First I spent two weeks at copy editing boot camp (And I'm not lying, the man who taught it is an ex-Marine) In Philadelphia. But that's another post.

I've been in New York for about a week, paying $860 a month to live in a "suite" - a private room with a teeny-weeny kitchen and bathroom that I share with another girl (READ: Crashing at my place is not an option, unless you really enjoy spooning). But that being said, I think rent in Manhattan averages $2000 a month, and there is a laundry room in the basement and a really nice workout facility down the street that I can use for free. Plus, the village is an amazing neighborhood. "Rent" took place here. The other night I went wandering around with two other interns who know the area and we discovered an amazing bakery that has been open for 113 years (and now none of us can remember where it is). Basically, life in New York involves a lot of eating. And walking. And once I get paid, shopping.
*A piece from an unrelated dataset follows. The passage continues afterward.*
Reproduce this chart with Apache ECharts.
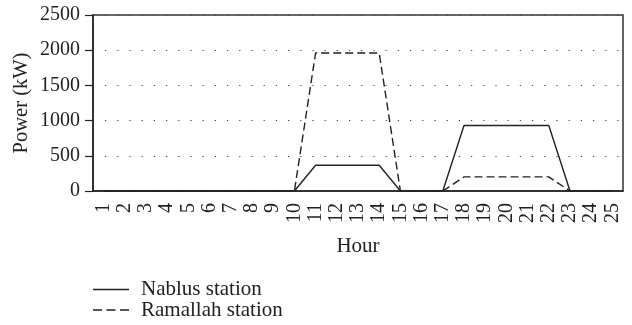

But when I'm not eating and walking, I'm working. It's a headtrip knowing that I am working someplace where I can get in an elevator and stand next to a Pulitzer Prize winner and where typical conversations include, "He's covering Gaza?! But no one can get into Gaza!" Also, there's the free book table, where they dump off all the extra review copies for anyone to take. During training we got to meet the editor and the publisher and sit in on the meeting where the section editors pitch the stories they think are Page One-worthy.

My job is at the News Service, which is the department that sends content to other papers that buy it from us. We put out a large-print edition, the Times Digest, an international weekly insert that goes to 20 or so major papers worldwide, and we run our own wire service (like The Associated Press). This is where they are starting me.

My co-workers at the News Service like to tell me I have the best job of all the interns. They may be biased, but I do have Saturdays and Sundays off, which hasn't happened to me in a long time. But I think I am going to celebrate the upcoming weekend by going to bed. Nighty night.